While Premier Wynne's panel of former cabinet ministers continues to study ways to integrate horse racing into the OLG's massive casino development scheme, the OLG continues to carve up the province into gaming zones and is actively seeking bidders capable of running multi-location gaming fiefdoms.

Northern Ontario is one such zone, with casinos to be located in Kenora, Thunder Bay, Sault Ste Marie, North Bay, and Sudbury. Southwestern Ontario is another such gaming zone where a casino operator will be selected to operate casinos in Sarnia, Chatham-Kent, Woodstock, London, Clinton, Dresden, and Hanover.

Very clearly, this process isn't designed to allow existing racetrack operators to either host gaming facilities or operate them.

Wynne's gaming modernization strategy clearly favours large American casino operators who bring more than gaming expertise to Ontario with them.

Take Caesars/Rock Gaming, which has demonstrated an interest in developing casinos in at least two of Ontario's markets and is already paid a licensing fee for having its name slapped on the money-losing Windsor Casino.

Caesars might be the largest casino owner in the United States, but as a company they owe $23.7-billion US to bondholders, making mostly interest-only payments. This apparently costs $2-billion a year, an amount Caesars has expressed concerns about being able to earn.
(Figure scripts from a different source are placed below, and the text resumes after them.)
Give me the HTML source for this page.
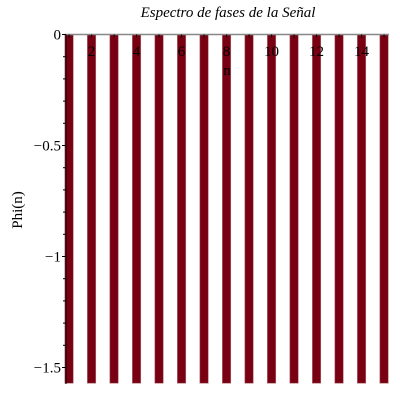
<!DOCTYPE html>
<html><head><meta charset="utf-8"><style>
body{margin:0;background:#fff}
svg text{font-family:"Liberation Serif",serif;}
</style></head><body>
<svg width="400" height="400" viewBox="0 0 400 400">
<text x="228" y="17" text-anchor="middle" font-size="15" font-style="italic">Espectro de fases de la Señal</text>
<g id="bars"></g>
<g id="axes"></g>
<text x="227" y="75" text-anchor="middle" font-size="15">n</text>
<text transform="translate(22,210) rotate(-90)" text-anchor="middle" font-size="15">Phi(n)</text>
</svg>
<script>
const ns="http://www.w3.org/2000/svg";
const categories=[1,2,3,4,5,6,7,8,9,10,11,12,13,14,15];
const phaseValues=[-1.5708,-1.5708,-1.5708,-1.5708,-1.5708,-1.5708,-1.5708,-1.5708,-1.5708,-1.5708,-1.5708,-1.5708,-1.5708,-1.5708,-1.5708];
const xTicks=[2,4,6,8,10,12,14];
const yTicks=[0,-0.5,-1,-1.5];
const yTickLabels=["0","\u22120.5","\u22121","\u22121.5"];
const X=n=>65+(n-0.82)*22.5;
const Y=v=>34.5-v*222;
function mk(t,a,p){const e=document.createElementNS(ns,t);for(const k in a)e.setAttribute(k,a[k]);p.appendChild(e);return e;}
const bars=document.getElementById('bars'),axes=document.getElementById('axes');
categories.forEach((n,i)=>{
 const v=phaseValues[i];
 const r=mk('rect',{x:X(n)-4.2,y:Math.min(Y(0),Y(v)),width:8.4,height:Math.abs(Y(v)-Y(0)),fill:'#780012',stroke:'#b07078','stroke-width':0.6},bars);
 
 
});
const xl=mk('line',{x1:65,y1:Y(0),x2:389,y2:Y(0),stroke:'#888','stroke-width':1.5},axes);


const yl=mk('line',{x1:66,y1:Y(0),x2:66,y2:384,stroke:'#000','stroke-width':1},axes);


for(let n=1;n<=15;n++){mk('line',{x1:X(n),y1:Y(0),x2:X(n),y2:Y(0)+3,stroke:'#000','stroke-width':1},axes);}
xTicks.forEach(n=>{
 const t=mk('text',{x:X(n),y:56,'text-anchor':'middle','font-size':15},axes);
 t.textContent=n;
 
 
});
for(let k=0;k<=15;k++){const v=-k*0.1;mk('line',{x1:66,y1:Y(v),x2:k%5==0?62:63,y2:Y(v),stroke:'#000','stroke-width':1},axes);}
yTicks.forEach((v,i)=>{
 const t=mk('text',{x:61,y:Y(v)+5,'text-anchor':'end','font-size':15},axes);
 t.textContent=yTickLabels[i];
 
 
});
</script>
</body></html>
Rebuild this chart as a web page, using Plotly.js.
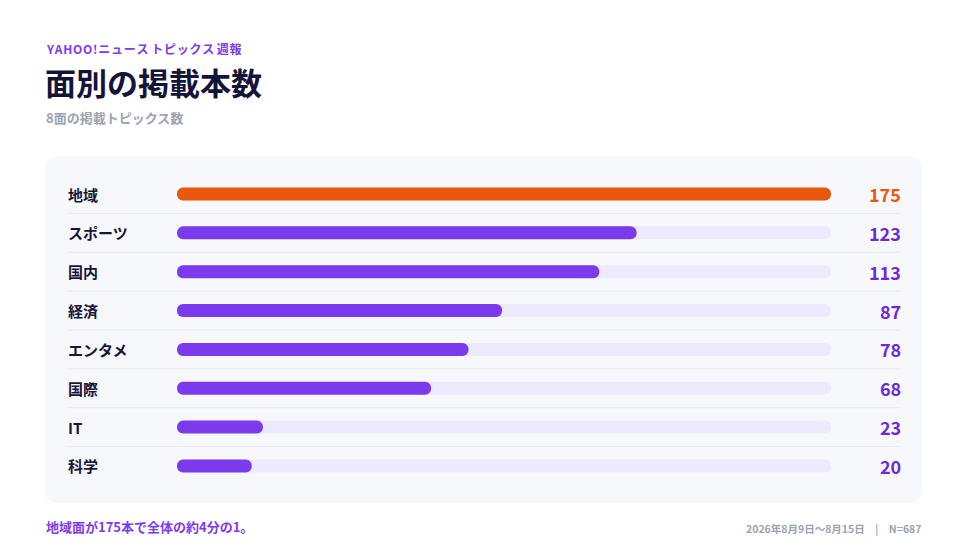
<!DOCTYPE html>
<html><head><meta charset="utf-8">
<script src="https://cdn.plot.ly/plotly-3.0.1.min.js"></script>
<style>html,body{margin:0;padding:0;background:#fff;}#c{width:968px;height:544px;}</style>
</head><body><div id="c"></div>
<script>
const categories = ["地域","スポーツ","国内","経済","エンタメ","国際","IT","科学"];
const counts = [175,123,113,87,78,68,23,20];
const highlight = "地域";
const maxValue = 175;

const W=968,H=544;
const px = x => x/W, py = y => (H-y)/H;
const F = '"Noto Sans CJK JP","Noto Sans",sans-serif';
const PURPLE='#7c3aed', ORANGE='#ea580c', TRACK='#ede9fe';

const X0=177, X1=831, BAR_PX=13;

function roundRect(x0,y0,x1,y1,r){
  const X=v=>px(v), Y=v=>py(v);
  return `M${X(x0+r)},${Y(y0)} L${X(x1-r)},${Y(y0)} Q${X(x1)},${Y(y0)} ${X(x1)},${Y(y0+r)} L${X(x1)},${Y(y1-r)} Q${X(x1)},${Y(y1)} ${X(x1-r)},${Y(y1)} L${X(x0+r)},${Y(y1)} Q${X(x0)},${Y(y1)} ${X(x0)},${Y(y1-r)} L${X(x0)},${Y(y0+r)} Q${X(x0)},${Y(y0)} ${X(x0+r)},${Y(y0)} Z`;
}

const idx = categories.map((_,i)=>i);
const colors = categories.map(c => c===highlight?ORANGE:PURPLE);
const rowW = BAR_PX/38.85;
function barTrace(vals,color){
  return {type:'bar',orientation:'h',y:idx,x:vals,base:idx.map(()=>0),
    marker:{color:color,cornerradius:BAR_PX/2,line:{width:0}},width:rowW,hoverinfo:'skip',showlegend:false};
}
const traces = [ barTrace(categories.map(()=>maxValue),TRACK), barTrace(counts,colors) ];

const shapes = [{type:'path',xref:'paper',yref:'paper',path:roundRect(45,156,922,503,14),
  fillcolor:'#f7f8fc',line:{width:0},layer:'below'}];
for(let i=0;i<categories.length-1;i++){
  shapes.push({type:'line',xref:'paper',yref:'y',x0:px(67),x1:px(900),y0:i+0.5,y1:i+0.5,
    line:{color:'#e9eaf1',width:1},layer:'below'});
}

const ann = [];
categories.forEach((c,i)=>{
  ann.push({xref:'paper',yref:'y',x:px(65.5),y:i,text:c,showarrow:false,xanchor:'left',yanchor:'middle',
    font:{family:F,size:15,color:'#16163a',weight:700}});
  ann.push({xref:'paper',yref:'y',x:px(903),y:i,text:String(counts[i]),showarrow:false,xanchor:'right',yanchor:'middle',
    font:{family:F,size:18,color:c===highlight?ORANGE:'#6d28d9',weight:700}});
});
const txt=(x,y,t,size,color,anchor,weight)=>({xref:'paper',yref:'paper',x:px(x),y:py(y),text:t,showarrow:false,
  xanchor:anchor||'left',yanchor:'middle',font:{family:F,size:size,color:color,weight:weight||700}});
ann.push(txt(44,48,'Y\u200AA\u200AH\u200AO\u200AO\u200A!\u200Aニ\u200Aュ\u200Aー\u200Aス ト\u200Aピ\u200Aッ\u200Aク\u200Aス 週\u200A報',12,'#7c3aed'));
ann.push(txt(43,81,'面別の掲載本数',31,'#14143a'));
ann.push(txt(44,117,'8面の掲載トピックス数',13,'#9ca3af'));
ann.push(txt(44,526,'地域面が175本で全体の約4分の1。',13,'#7c3aed'));
ann.push(txt(924,528,'2026年8月9日～8月15日　|　N=687',10.5,'#9ca3af','right',600));

const layout = {width:W,height:H,margin:{l:0,r:0,t:0,b:0},paper_bgcolor:'#fff',plot_bgcolor:'rgba(0,0,0,0)',
  barmode:'overlay',
  xaxis:{domain:[px(X0),px(X1)],range:[0,maxValue],visible:false,fixedrange:true},
  yaxis:{type:'linear',domain:[py(485.4),py(174.6)],range:[7.5,-0.5],visible:false,fixedrange:true},
  shapes:shapes,annotations:ann};
Plotly.newPlot('c',traces,layout,{displayModeBar:false,staticPlot:true});
</script></body></html>
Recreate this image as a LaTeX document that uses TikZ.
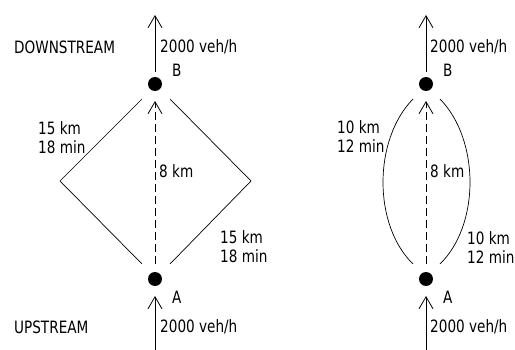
\documentclass[tikz,border=0pt]{standalone}
\usepackage{fontspec}
\setmainfont{DejaVu Sans}[FakeStretch=0.8]
\usetikzlibrary{arrows.meta}

\tikzset{
  flowarrow/.style={-{Straight Barb[length=12pt,width=14pt]}, line width=0.8pt},
  dotnode/.style={circle, fill=black, inner sep=0pt, minimum size=14pt},
  lbl/.style={anchor=west, inner sep=0pt, align=left,
    font=\fontsize{17}{19}\selectfont},
  link/.style={line width=0.7pt},
}

\begin{document}
\begin{tikzpicture}[x=1pt,y=-1pt]
\useasboundingbox (0,0) rectangle (515,350);
% left network: two routes of 15 km
\node[dotnode] (B1) at (155,84) {};
\node[dotnode] (A1) at (155,279) {};
\coordinate (top1) at (155,15);
\coordinate (bot1) at (155,350);
\coordinate (west1) at (60,181);
\coordinate (east1) at (251,181);
\draw[flowarrow] ([shift={(0,-12)}]B1.center) -- (top1);
\draw[flowarrow] (bot1) -- ([shift={(0,17)}]A1.center);
\draw[flowarrow, dash pattern=on 8pt off 4pt] ([shift={(0,-15)}]A1.center) -- ([shift={(0,17)}]B1.center);
\draw[link] ([shift={(-13,15)}]B1.center) -- (west1) -- ([shift={(-13,-15)}]A1.center);
\draw[link] ([shift={(15,15)}]B1.center) -- (east1) -- ([shift={(15,-15)}]A1.center);
\node[lbl] (down) at (14,47) {DOWNSTREAM};
\node[lbl] (up) at (14,327) {UPSTREAM};
\node[lbl] (qout1) at (160,47) {2000 veh/h};
\node[lbl] (qin1) at (160,327) {2000 veh/h};
\node[lbl] (nb1) at (172,70) {B};
\node[lbl] (na1) at (172,297) {A};
\node[lbl] (dist1) at (159,171) {8 km};
\node[lbl] (rl1) at (38,137.5) {15 km\\18 min};
\node[lbl] (rr1) at (220,247) {15 km\\18 min};
% right network: two routes of 10 km
\node[dotnode] (B2) at (426,84) {};
\node[dotnode] (A2) at (426,279) {};
\coordinate (top2) at (426,15);
\coordinate (bot2) at (426,350);
\draw[flowarrow] ([shift={(0,-12)}]B2.center) -- (top2);
\draw[flowarrow] (bot2) -- ([shift={(0,17)}]A2.center);
\draw[flowarrow, dash pattern=on 8pt off 4pt] ([shift={(0,-15)}]A2.center) -- ([shift={(0,17)}]B2.center);
\draw[link] ([shift={(-13,15)}]B2.center) .. controls (373,140) and (373,225) .. ([shift={(-13,-15)}]A2.center);
\draw[link] ([shift={(14,15)}]B2.center) .. controls (480,140) and (480,225) .. ([shift={(14,-15)}]A2.center);
\node[lbl] (qout2) at (430,47) {2000 veh/h};
\node[lbl] (qin2) at (430,327) {2000 veh/h};
\node[lbl] (nb2) at (443,70) {B};
\node[lbl] (na2) at (443,297) {A};
\node[lbl] (dist2) at (430,171) {8 km};
\node[lbl] (rl2) at (337,137) {10 km\\12 min};
\node[lbl] (rr2) at (467,248) {10 km\\12 min};
\end{tikzpicture}
\end{document}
In February 2013, the company suggested the financial pressures they are under could leave them unable to pay their debts.

In April, while both Caesars and Rock Gaming were reaching out to municipal leaders in Ontario, the Rock Gaming casino in Cleveland was fined $180,000 for "use of unapproved dice, mishandling keys, failing to post a problem-gambling hotline on promotional posters, encouraging cocktail servers to enter a restricted area between table games, replacing chips with quarters and improperly storing and shipping slot machines."

Is this really the quality of company Premier Wynne and the OLG want to invite into Ontario to help implement their gaming strategy?

How about MGM? In 2003 they were fined after an employee failed to submit nearly 15,000 reports designed to prevent money laundering. The $5 million fine was the largest ever against a Nevada casino.

Their ability to select business partners for casino projects was called into question back in 2012. That's when they began looking to offload their share in the Borgata casino hotel in Atlantic City after state regulators suggested their Macau partners were too closely associated with organized crime.

Would a large Canadian investor be a better option? Probably not if it's Clairvest, a merchant bank that has invested in casino projects. The New York Post called the bidding process surrounding the Aqueduct Racino in 2010 "rigged" and "corrupt", and the New York Inspector General's report into the Racino scandal identified Clairvest as a participant.

It's troubling to note that one of Clairvest's former business partners, Rod Phillips, is now the CEO of the OLG.

Onex is another Canadian firm that's investing in gambling operations, and could conceivably compete for one of OLG's zones. But after a year of effort they only managed to acquire one property, the failed Las Vegas icon, Tropicana, that's only just emerging from bankruptcy protection. They were turned down for a license in Illinois when they chose a location in Rosemont, which has a long-time association with organized crime.

Great Canadian Gaming is another big name mentioned as a potential operator. But controversy still dogs them over a 2006 financing deal that reportedly would have violated NYSE rules.

It seems no matter which big name operator you choose, controversy and questionable behavior abound. If the OLG is determined to create large gaming zones instead of individual operations, these large operations are the ones who will be running the show.

This action will shut out existing operators in Canada and invite problems into our province. Leveling the playing field by allowing single-location operators would help limit the incursion of problematic large operators and promote the stability of existing racetrack operations.